**TASK:**
Pull out every line containing the string "matplotlib".

[Source code of charts]
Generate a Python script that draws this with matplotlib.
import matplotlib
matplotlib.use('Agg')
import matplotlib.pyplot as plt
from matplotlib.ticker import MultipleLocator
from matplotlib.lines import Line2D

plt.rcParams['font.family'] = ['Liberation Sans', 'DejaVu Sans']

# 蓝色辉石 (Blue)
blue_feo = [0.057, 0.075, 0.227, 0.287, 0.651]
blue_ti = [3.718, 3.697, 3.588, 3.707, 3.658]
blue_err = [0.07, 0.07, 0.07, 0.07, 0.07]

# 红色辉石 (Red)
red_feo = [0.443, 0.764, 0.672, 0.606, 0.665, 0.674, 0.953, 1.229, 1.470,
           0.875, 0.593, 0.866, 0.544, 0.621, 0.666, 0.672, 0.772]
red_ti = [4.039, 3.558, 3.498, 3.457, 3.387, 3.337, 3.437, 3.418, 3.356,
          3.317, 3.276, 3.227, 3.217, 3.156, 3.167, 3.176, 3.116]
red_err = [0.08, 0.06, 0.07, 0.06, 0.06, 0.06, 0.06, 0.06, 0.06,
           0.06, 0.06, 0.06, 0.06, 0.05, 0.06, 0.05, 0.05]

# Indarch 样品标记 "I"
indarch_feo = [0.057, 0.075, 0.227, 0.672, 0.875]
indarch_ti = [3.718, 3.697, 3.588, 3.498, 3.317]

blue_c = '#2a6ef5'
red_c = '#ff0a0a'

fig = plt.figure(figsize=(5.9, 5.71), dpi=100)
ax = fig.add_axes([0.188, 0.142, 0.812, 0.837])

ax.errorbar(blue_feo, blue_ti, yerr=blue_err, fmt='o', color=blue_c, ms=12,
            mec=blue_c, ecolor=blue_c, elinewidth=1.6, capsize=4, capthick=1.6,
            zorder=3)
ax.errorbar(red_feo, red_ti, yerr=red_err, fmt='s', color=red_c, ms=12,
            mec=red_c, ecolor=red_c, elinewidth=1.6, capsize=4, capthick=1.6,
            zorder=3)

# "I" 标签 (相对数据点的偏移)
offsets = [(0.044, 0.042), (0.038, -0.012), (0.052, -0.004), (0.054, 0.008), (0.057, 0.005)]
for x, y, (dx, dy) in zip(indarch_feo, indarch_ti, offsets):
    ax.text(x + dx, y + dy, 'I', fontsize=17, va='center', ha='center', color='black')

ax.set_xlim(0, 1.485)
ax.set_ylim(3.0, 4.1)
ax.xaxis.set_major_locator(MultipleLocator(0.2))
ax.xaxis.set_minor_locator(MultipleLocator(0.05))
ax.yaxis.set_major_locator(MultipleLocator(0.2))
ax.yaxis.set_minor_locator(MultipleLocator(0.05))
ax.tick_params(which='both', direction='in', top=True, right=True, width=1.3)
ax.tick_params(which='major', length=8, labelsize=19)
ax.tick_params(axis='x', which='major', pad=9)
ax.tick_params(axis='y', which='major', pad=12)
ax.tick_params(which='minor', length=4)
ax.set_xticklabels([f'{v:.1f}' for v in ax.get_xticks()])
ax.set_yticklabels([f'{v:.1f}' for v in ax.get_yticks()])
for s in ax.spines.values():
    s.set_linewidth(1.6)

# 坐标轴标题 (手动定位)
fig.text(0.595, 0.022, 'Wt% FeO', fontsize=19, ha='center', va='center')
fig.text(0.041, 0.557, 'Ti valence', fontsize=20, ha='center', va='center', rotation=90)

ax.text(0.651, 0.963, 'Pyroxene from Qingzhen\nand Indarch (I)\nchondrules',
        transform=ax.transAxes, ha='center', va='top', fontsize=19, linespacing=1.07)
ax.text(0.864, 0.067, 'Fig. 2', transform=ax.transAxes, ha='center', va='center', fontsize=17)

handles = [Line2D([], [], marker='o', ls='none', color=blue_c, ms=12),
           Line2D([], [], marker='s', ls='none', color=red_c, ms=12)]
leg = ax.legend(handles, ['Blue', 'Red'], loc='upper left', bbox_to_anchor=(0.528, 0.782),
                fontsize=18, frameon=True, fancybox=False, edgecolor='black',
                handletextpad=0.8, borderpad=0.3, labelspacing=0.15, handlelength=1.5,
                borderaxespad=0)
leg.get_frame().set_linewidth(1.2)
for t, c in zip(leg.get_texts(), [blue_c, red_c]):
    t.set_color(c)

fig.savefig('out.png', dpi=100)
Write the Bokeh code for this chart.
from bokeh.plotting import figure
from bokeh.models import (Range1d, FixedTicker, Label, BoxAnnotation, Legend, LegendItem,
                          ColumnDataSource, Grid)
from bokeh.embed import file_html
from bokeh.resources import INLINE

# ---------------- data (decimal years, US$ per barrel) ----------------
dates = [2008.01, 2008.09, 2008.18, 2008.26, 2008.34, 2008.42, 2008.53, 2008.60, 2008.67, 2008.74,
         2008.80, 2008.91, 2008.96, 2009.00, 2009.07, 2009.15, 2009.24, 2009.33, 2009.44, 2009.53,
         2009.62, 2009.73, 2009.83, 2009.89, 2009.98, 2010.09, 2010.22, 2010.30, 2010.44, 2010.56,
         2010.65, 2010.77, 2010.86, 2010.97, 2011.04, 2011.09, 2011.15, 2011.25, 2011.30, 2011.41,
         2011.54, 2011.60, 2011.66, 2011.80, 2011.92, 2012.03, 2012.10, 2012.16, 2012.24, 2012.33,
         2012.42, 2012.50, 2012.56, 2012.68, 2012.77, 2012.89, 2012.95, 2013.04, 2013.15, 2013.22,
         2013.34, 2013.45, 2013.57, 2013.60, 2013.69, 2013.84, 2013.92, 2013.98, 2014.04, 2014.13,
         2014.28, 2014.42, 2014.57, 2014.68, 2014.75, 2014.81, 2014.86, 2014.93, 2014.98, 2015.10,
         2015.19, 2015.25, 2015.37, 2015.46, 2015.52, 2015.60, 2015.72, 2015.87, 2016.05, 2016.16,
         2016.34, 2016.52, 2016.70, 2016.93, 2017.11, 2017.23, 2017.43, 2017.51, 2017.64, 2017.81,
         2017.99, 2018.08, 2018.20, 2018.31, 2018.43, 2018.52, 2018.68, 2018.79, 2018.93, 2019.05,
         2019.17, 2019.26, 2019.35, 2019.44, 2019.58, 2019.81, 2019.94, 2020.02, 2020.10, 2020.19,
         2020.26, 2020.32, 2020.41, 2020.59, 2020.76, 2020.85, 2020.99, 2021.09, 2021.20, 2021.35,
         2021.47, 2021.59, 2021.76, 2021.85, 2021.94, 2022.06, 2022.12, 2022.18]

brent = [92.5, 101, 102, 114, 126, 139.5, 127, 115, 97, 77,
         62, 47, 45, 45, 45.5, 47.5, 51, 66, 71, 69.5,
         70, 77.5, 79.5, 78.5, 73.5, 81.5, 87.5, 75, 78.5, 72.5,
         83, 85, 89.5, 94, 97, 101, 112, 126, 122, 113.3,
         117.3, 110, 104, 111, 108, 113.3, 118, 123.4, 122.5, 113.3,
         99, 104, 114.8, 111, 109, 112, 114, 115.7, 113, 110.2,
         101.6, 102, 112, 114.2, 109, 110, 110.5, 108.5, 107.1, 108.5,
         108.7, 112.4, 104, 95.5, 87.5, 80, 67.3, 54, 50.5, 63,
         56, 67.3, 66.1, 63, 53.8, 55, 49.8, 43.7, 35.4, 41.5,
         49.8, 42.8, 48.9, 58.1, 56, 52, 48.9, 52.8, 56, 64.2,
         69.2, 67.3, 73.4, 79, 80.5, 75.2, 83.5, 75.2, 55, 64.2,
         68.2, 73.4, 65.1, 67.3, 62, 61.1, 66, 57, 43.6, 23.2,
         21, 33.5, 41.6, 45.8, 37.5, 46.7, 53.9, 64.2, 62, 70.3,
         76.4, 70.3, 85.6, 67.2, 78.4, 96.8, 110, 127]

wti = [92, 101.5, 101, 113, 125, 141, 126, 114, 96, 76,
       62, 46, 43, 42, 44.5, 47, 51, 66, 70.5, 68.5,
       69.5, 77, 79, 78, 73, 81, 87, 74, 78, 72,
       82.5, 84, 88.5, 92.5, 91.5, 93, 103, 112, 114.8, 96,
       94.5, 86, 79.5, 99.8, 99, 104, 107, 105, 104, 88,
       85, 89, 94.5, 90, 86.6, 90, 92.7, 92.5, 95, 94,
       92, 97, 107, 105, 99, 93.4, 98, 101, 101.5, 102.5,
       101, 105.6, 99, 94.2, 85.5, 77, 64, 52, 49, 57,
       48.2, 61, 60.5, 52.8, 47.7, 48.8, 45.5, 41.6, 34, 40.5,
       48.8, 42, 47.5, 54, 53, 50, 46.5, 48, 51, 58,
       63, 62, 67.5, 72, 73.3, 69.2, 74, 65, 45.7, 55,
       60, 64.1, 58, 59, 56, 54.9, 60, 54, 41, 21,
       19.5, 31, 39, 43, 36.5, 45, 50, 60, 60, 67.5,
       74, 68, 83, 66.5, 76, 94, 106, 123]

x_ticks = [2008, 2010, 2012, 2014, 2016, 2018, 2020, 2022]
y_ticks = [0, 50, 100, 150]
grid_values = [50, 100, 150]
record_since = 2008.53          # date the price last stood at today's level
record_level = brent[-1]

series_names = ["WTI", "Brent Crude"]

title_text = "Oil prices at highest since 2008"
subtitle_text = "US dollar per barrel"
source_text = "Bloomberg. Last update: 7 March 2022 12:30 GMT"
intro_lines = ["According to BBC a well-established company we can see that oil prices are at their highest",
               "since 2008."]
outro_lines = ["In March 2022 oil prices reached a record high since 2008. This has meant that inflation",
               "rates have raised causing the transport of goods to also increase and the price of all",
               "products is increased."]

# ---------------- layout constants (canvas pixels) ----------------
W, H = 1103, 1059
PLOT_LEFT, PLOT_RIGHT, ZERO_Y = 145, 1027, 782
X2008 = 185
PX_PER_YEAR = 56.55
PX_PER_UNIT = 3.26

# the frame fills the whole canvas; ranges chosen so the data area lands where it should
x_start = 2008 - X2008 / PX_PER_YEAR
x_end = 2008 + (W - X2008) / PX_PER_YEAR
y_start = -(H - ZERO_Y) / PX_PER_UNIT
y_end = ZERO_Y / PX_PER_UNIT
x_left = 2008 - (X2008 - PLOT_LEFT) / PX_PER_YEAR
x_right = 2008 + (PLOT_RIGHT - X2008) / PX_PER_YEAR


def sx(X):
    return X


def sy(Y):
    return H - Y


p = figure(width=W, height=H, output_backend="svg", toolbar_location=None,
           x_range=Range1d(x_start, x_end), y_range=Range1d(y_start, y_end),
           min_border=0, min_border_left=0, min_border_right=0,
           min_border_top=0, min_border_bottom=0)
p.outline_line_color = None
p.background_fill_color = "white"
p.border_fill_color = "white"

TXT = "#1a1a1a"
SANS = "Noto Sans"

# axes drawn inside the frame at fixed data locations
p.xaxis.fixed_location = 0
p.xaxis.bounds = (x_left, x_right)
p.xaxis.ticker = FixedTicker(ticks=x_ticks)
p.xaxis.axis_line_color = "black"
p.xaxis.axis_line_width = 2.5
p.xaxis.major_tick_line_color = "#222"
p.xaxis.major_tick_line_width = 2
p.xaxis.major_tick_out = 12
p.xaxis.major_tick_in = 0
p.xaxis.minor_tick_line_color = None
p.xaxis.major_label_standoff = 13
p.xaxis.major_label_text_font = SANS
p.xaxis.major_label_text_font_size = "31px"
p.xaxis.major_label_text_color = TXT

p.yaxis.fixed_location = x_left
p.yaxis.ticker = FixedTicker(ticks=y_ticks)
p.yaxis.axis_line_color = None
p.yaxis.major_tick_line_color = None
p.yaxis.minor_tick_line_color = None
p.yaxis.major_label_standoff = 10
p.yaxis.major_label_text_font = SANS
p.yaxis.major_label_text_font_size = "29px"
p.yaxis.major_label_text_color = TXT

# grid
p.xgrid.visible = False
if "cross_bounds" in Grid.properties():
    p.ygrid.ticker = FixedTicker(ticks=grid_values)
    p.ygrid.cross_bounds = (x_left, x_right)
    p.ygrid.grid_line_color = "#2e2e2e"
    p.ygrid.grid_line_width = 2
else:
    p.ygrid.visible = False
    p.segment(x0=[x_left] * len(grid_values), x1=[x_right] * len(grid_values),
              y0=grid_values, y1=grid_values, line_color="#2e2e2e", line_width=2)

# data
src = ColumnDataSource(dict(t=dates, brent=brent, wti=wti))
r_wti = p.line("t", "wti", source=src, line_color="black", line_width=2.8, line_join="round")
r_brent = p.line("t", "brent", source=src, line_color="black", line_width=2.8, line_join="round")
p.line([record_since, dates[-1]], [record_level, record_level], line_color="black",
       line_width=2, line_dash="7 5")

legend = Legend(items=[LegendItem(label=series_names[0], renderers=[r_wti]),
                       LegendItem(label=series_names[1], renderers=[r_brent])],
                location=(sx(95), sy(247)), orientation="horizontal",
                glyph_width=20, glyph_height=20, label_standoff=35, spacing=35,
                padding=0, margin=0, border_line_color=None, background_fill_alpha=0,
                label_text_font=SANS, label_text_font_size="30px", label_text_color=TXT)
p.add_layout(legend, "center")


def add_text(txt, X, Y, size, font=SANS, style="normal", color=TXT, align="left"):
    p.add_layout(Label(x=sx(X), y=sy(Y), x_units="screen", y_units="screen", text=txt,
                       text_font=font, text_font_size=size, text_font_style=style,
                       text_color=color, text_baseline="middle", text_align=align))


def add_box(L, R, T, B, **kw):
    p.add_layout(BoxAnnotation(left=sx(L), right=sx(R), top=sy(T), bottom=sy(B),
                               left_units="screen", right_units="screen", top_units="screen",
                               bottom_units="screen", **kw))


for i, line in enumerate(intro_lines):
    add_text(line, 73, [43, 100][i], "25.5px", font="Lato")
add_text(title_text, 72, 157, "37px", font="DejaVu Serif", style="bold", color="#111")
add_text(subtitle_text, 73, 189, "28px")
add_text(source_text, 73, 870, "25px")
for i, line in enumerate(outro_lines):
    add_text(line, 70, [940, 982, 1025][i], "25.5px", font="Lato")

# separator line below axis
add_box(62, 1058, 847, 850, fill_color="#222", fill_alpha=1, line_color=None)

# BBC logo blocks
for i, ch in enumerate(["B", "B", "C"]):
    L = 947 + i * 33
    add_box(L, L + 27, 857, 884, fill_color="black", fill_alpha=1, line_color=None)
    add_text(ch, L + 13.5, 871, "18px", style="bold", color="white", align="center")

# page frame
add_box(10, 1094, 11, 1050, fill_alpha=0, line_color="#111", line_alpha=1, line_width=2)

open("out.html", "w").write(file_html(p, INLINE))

**REPLY TO THE EXERCISE:**
Generate a Python script that draws this with matplotlib.
import matplotlib
matplotlib.use('Agg')
import matplotlib.pyplot as plt
from matplotlib.ticker import MultipleLocator
from matplotlib.lines import Line2D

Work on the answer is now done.